The trouble faced by those who fall between the cracks in questions of citizenship was taken up by Linda J. Kerber, a professor of history and law at the University of Iowa and the association's 2006 president, in her presidential address on Friday night.

In an essay titled "The Stateless as the Citizen's Other," Ms. Kerber dove into her topic by posing a question provoked by Giacomo Puccini's opera Madame Butterfly: "What passport could the ill-fated child of Madame Butterfly and Captain Pinkerton carry?"

Ms. Kerber explained that this fictional child was entitled to no passport as a birthright in Japan or the United States at the turn of the century, when Puccini's opera is set. Inclusion in the father's family registry was the test of citizenship in Japan, so Butterfly's child was not technically Japanese. Because he was born out of wedlock outside the United States, Madame Butterfly's son was not automatically a U.S. citizen. Only Captain Pinkerton -- via a formal legal effort to claim paternity -- could confer his U.S. citizenship upon the child.

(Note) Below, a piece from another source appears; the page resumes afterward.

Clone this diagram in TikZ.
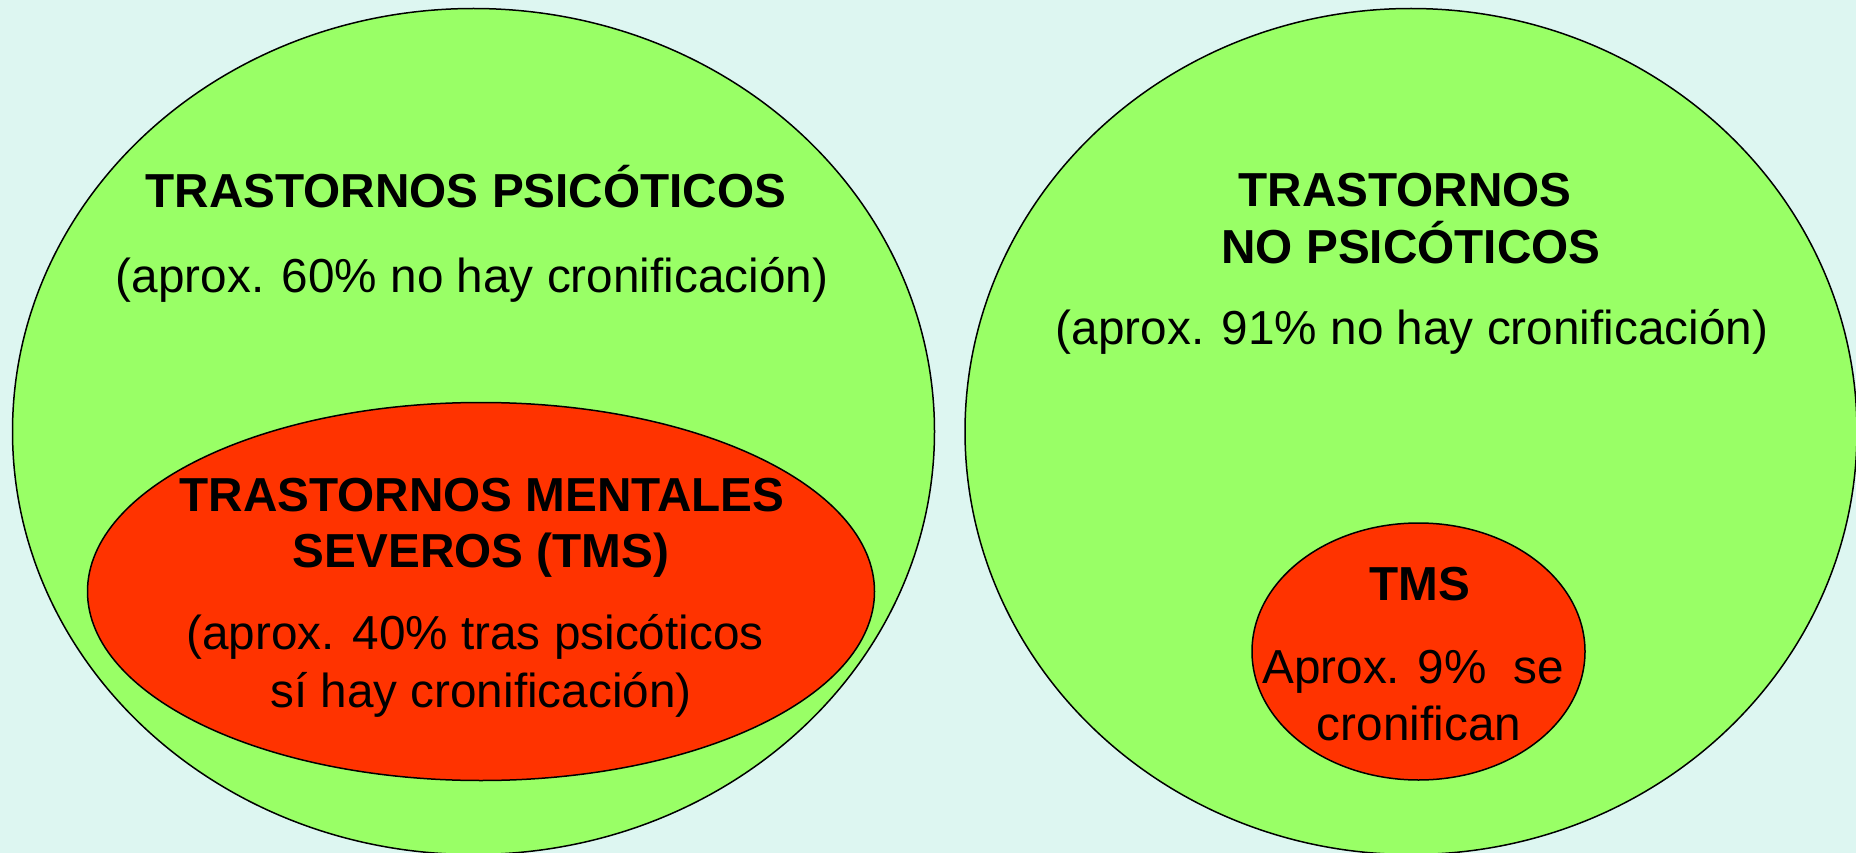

This intellectual aria was the kickoff to Ms. Kerber's wide-ranging examination of various ways in which human beings fall into gaps between laws and customs involving nationality and citizenship. Legal systems and mechanisms that privilege gender as a test of citizenship were a particular focus of the address.

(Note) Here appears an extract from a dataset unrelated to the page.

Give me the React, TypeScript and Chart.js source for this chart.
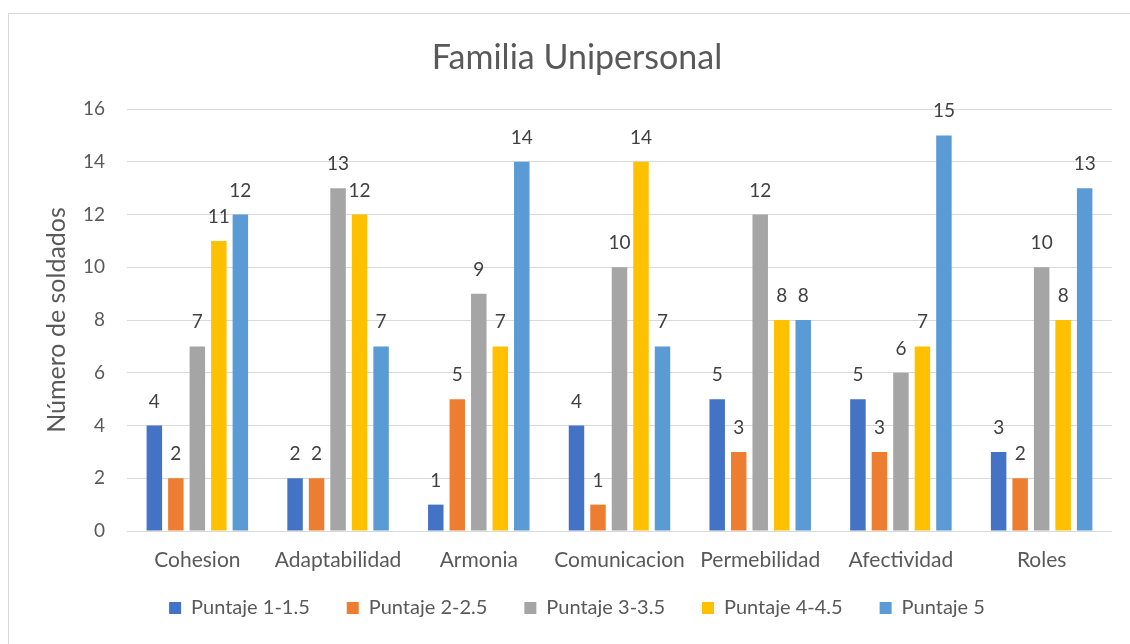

In regard to citizenship, she observed, "The status of the mother and the status of the father are considered asymmetrically." Ms. Kerber recalled for her audience the fact that even the daughter of President Ulysses S. Grant was denaturalized by U.S. law when she married a British subject -- and needed a special act of the U.S. Congress to regain that citizenship.

The issue of statelessness, she argued, "should command the attention of historians as well as humanitarians."